■ **Entries supplied**
—————
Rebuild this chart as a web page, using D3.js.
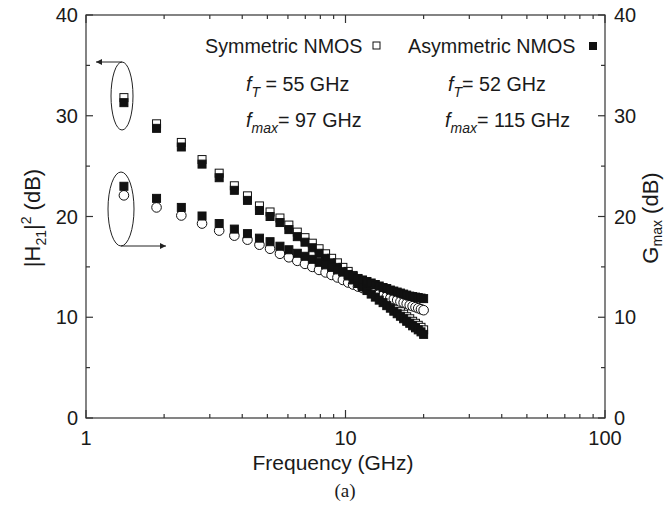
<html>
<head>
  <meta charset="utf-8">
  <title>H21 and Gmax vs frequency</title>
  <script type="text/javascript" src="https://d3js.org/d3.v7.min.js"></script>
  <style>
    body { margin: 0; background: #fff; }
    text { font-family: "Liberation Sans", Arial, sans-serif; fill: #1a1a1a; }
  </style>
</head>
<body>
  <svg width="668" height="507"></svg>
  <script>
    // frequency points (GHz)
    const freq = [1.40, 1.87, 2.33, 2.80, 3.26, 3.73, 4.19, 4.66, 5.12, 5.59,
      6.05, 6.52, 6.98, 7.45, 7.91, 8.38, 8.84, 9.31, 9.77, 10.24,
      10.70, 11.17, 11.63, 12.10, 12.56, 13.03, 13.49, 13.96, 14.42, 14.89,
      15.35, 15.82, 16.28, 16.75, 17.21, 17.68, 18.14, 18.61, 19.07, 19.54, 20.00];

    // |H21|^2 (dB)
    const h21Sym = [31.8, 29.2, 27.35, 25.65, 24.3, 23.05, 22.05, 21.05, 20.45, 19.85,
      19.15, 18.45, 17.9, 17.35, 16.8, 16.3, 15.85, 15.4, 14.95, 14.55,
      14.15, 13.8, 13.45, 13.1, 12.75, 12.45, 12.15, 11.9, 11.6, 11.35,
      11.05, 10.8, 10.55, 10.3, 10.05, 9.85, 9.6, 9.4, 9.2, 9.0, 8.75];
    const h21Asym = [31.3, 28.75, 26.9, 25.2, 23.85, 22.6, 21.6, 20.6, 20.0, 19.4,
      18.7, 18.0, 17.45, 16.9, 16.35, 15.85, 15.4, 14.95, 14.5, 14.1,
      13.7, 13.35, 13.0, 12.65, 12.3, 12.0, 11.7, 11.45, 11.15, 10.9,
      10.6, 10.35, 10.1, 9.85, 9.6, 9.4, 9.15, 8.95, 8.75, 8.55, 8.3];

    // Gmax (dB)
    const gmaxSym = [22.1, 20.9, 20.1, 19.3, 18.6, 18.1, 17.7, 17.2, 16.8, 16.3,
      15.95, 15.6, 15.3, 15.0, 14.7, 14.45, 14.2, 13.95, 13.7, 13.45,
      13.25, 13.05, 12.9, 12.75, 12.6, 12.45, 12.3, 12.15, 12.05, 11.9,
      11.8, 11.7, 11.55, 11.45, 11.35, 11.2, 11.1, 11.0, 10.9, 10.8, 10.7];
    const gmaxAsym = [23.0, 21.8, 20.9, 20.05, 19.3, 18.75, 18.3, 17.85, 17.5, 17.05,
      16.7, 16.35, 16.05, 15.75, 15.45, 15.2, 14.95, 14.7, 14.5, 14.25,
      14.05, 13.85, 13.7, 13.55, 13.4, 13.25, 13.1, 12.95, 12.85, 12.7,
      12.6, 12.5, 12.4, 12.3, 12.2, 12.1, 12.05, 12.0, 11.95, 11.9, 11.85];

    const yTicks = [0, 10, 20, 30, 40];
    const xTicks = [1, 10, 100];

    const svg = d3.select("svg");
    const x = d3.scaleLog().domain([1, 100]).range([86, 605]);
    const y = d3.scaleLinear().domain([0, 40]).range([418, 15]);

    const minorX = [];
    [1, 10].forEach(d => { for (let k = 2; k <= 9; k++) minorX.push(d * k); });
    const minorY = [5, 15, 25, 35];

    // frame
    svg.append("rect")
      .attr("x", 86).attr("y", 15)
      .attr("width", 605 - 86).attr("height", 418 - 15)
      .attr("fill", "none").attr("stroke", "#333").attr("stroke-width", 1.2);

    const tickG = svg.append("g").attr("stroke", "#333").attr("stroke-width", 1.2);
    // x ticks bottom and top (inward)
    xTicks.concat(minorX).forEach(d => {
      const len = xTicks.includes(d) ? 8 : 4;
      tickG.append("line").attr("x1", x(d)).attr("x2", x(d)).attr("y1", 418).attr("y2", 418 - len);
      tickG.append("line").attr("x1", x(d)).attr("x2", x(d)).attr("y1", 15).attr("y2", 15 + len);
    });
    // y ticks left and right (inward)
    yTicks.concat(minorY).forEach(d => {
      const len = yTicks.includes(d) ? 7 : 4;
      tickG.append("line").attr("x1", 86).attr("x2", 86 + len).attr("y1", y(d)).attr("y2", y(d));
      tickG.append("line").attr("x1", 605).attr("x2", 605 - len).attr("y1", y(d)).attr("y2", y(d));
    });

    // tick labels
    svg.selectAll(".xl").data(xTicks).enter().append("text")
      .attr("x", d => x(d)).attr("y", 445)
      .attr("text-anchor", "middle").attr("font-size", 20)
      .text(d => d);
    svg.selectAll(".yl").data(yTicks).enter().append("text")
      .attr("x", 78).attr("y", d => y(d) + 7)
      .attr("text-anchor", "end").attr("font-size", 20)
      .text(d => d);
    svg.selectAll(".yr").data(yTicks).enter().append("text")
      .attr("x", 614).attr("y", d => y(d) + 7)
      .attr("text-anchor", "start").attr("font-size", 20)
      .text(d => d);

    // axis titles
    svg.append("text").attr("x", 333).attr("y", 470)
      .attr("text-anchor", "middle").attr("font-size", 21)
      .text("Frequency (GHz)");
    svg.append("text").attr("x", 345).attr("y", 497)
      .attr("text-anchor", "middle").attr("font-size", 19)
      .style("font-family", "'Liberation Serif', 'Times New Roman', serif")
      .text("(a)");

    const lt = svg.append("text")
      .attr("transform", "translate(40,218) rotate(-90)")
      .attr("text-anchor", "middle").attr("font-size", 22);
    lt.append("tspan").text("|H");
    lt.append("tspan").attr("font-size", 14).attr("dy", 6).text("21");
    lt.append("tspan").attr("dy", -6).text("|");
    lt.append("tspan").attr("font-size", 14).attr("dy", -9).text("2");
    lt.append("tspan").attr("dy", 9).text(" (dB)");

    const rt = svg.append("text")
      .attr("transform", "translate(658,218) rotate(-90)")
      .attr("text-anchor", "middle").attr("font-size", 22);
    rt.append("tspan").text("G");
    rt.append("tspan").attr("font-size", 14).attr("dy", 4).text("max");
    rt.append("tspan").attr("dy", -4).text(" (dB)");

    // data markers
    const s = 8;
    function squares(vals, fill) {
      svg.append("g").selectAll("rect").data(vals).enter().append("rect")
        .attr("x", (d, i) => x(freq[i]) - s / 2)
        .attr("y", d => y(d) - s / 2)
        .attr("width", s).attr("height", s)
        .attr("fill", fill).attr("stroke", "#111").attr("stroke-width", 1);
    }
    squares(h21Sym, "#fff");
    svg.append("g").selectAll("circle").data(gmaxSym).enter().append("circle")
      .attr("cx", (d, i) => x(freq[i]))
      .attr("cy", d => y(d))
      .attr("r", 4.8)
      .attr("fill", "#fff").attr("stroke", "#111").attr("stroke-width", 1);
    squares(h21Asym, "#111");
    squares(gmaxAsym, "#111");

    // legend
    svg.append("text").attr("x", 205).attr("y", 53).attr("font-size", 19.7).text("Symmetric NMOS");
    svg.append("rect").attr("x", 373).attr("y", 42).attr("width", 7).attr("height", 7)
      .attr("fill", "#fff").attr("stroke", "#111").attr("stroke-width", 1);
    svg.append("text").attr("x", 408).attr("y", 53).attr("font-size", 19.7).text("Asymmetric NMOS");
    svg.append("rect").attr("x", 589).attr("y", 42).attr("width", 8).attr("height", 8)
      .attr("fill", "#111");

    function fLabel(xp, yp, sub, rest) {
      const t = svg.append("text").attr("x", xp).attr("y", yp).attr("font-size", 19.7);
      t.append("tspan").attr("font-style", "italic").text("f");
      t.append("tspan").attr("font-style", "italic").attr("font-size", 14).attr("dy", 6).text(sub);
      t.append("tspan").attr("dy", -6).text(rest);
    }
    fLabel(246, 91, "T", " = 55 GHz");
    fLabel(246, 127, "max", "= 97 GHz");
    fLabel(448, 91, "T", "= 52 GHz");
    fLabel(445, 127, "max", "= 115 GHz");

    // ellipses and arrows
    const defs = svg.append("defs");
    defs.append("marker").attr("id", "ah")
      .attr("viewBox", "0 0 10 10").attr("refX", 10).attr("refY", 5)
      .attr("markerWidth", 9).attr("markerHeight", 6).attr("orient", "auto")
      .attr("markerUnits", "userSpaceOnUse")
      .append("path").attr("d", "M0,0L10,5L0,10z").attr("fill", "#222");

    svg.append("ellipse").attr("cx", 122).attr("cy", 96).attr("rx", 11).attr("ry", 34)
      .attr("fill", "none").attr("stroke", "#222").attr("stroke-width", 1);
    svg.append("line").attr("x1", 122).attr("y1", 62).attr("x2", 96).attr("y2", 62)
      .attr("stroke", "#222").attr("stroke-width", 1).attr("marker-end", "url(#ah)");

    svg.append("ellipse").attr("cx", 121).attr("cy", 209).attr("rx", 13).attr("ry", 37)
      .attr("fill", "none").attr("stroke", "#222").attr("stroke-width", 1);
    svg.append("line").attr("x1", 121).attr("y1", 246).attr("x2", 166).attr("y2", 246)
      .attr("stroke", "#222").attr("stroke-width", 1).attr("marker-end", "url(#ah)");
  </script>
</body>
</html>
—————
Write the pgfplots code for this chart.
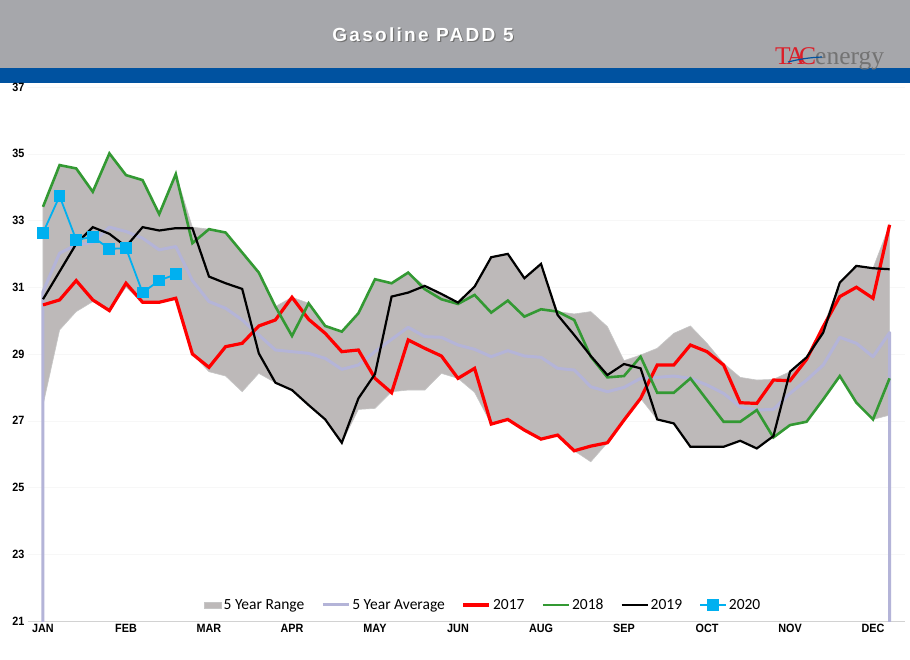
—————
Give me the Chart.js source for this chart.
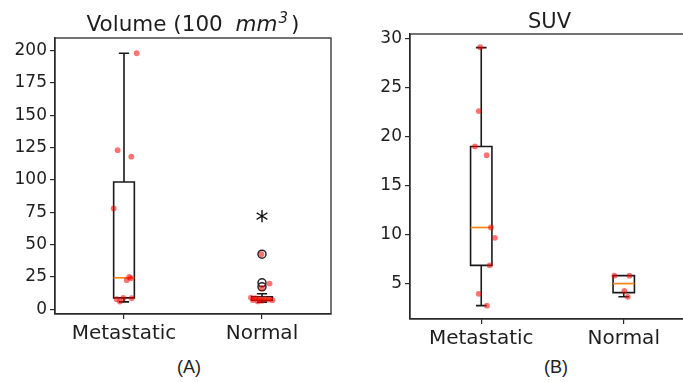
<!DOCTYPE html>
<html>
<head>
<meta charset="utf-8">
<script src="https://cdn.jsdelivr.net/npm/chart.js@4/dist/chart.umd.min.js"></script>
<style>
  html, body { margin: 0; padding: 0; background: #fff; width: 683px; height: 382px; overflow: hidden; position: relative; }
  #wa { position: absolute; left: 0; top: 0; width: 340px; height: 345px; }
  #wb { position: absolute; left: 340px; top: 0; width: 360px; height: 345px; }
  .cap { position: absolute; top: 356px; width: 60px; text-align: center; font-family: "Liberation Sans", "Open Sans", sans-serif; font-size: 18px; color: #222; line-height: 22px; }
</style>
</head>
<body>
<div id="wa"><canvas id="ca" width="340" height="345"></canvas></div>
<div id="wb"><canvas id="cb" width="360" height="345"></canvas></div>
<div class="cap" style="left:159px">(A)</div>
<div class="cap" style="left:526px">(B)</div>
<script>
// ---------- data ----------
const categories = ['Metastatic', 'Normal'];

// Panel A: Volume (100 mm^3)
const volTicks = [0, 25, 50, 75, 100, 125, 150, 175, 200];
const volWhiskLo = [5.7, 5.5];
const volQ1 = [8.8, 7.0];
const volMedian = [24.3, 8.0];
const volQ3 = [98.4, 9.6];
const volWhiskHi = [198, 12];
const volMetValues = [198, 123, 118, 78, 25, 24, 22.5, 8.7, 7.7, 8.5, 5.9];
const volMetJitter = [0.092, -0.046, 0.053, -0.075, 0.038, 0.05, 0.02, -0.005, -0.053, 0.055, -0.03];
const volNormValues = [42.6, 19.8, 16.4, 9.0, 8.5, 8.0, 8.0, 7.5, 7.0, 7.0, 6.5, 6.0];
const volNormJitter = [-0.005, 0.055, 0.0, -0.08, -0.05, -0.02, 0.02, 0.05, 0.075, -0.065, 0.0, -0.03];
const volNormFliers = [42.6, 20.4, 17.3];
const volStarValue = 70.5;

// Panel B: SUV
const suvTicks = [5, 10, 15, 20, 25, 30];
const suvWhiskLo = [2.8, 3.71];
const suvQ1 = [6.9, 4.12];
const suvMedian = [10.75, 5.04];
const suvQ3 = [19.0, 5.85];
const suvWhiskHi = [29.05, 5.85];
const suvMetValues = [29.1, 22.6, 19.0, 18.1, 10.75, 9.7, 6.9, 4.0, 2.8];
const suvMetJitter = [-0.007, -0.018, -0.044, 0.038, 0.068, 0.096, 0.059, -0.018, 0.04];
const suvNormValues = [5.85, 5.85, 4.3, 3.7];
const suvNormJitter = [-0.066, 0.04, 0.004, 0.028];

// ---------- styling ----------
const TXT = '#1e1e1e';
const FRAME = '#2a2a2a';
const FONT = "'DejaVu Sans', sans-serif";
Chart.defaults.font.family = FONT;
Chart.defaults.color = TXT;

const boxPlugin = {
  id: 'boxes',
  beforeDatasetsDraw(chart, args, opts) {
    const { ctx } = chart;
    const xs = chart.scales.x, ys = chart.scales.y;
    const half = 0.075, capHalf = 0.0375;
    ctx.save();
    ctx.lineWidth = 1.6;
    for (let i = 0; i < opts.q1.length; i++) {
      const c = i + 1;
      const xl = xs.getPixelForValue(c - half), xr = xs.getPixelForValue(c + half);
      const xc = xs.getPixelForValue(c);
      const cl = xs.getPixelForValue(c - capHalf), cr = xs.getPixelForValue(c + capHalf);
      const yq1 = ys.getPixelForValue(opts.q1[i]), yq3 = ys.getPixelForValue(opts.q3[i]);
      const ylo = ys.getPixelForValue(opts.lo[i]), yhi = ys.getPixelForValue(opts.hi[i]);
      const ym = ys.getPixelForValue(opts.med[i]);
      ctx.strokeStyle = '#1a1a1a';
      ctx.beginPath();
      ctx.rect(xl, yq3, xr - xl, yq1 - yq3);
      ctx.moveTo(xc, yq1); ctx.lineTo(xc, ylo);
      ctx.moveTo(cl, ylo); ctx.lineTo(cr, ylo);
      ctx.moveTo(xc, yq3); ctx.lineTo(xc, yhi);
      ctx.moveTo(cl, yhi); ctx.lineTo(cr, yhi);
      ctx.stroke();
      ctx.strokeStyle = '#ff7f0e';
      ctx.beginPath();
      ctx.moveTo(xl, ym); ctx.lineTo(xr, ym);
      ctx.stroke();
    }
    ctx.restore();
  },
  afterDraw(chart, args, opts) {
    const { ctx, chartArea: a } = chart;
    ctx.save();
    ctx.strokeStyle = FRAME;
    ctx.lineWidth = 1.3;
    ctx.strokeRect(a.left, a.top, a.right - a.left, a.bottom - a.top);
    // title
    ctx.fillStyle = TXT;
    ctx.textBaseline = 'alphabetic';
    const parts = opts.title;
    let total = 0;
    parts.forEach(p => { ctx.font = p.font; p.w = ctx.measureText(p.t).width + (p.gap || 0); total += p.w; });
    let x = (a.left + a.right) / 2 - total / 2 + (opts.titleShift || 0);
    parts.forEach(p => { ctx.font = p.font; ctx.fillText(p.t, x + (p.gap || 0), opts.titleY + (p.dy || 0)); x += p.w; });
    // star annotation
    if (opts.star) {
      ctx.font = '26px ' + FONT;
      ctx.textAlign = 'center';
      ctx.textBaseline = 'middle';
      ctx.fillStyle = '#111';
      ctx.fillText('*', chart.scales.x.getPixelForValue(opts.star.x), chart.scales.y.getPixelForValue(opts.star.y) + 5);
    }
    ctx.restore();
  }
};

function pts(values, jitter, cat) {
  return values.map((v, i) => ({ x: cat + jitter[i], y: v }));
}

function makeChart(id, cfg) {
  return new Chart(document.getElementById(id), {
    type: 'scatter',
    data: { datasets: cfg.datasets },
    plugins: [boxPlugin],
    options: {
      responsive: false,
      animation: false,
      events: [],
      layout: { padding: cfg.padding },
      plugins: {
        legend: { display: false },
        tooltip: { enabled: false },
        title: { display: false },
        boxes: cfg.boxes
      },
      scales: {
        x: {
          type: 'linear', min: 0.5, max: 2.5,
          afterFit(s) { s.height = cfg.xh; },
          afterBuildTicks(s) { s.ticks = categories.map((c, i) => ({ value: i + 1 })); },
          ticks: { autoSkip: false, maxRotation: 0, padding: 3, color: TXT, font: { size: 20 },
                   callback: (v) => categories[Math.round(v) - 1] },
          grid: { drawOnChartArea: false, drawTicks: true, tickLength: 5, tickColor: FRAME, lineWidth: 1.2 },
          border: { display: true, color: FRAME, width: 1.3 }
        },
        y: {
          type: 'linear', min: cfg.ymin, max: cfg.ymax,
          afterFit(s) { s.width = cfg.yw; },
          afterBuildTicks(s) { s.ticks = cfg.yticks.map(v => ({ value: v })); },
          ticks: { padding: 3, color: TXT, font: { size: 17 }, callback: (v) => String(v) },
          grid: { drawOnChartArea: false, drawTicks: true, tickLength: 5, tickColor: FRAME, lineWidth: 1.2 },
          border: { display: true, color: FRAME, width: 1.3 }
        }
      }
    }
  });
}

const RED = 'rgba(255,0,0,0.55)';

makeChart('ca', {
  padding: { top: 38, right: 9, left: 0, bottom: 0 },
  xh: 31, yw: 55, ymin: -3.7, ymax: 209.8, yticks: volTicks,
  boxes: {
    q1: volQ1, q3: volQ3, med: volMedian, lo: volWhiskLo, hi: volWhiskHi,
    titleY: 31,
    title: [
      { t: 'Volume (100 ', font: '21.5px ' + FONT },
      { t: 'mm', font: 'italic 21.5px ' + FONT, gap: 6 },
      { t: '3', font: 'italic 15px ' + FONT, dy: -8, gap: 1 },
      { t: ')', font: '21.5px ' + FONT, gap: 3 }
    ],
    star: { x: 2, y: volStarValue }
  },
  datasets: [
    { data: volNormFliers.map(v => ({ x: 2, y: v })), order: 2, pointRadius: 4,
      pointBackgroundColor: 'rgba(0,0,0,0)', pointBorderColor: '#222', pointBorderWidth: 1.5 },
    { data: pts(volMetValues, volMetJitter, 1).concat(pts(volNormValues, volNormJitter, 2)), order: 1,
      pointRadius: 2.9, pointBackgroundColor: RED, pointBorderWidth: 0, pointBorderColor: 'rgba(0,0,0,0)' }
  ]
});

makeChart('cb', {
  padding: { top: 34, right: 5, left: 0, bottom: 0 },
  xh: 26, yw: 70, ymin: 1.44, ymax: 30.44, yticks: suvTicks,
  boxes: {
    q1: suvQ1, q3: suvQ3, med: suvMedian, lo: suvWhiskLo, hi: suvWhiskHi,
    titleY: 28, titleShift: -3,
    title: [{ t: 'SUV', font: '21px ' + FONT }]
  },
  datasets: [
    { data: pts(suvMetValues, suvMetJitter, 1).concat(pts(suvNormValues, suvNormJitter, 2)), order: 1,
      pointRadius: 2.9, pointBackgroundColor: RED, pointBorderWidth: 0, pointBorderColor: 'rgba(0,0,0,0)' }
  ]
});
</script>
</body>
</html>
—————
■ **Written exercise**
Up in the listing, locate the line with "Rebuild this chart"; print it and every line after it down to the line with "19.07, 19.54, 20.00];", which is included too. Skip the pictures.

■ **Exercise result**
Rebuild this chart as a web page, using D3.js.
<html>
<head>
  <meta charset="utf-8">
  <title>H21 and Gmax vs frequency</title>
  <script type="text/javascript" src="https://d3js.org/d3.v7.min.js"></script>
  <style>
    body { margin: 0; background: #fff; }
    text { font-family: "Liberation Sans", Arial, sans-serif; fill: #1a1a1a; }
  </style>
</head>
<body>
  <svg width="668" height="507"></svg>
  <script>
    // frequency points (GHz)
    const freq = [1.40, 1.87, 2.33, 2.80, 3.26, 3.73, 4.19, 4.66, 5.12, 5.59,
      6.05, 6.52, 6.98, 7.45, 7.91, 8.38, 8.84, 9.31, 9.77, 10.24,
      10.70, 11.17, 11.63, 12.10, 12.56, 13.03, 13.49, 13.96, 14.42, 14.89,
      15.35, 15.82, 16.28, 16.75, 17.21, 17.68, 18.14, 18.61, 19.07, 19.54, 20.00];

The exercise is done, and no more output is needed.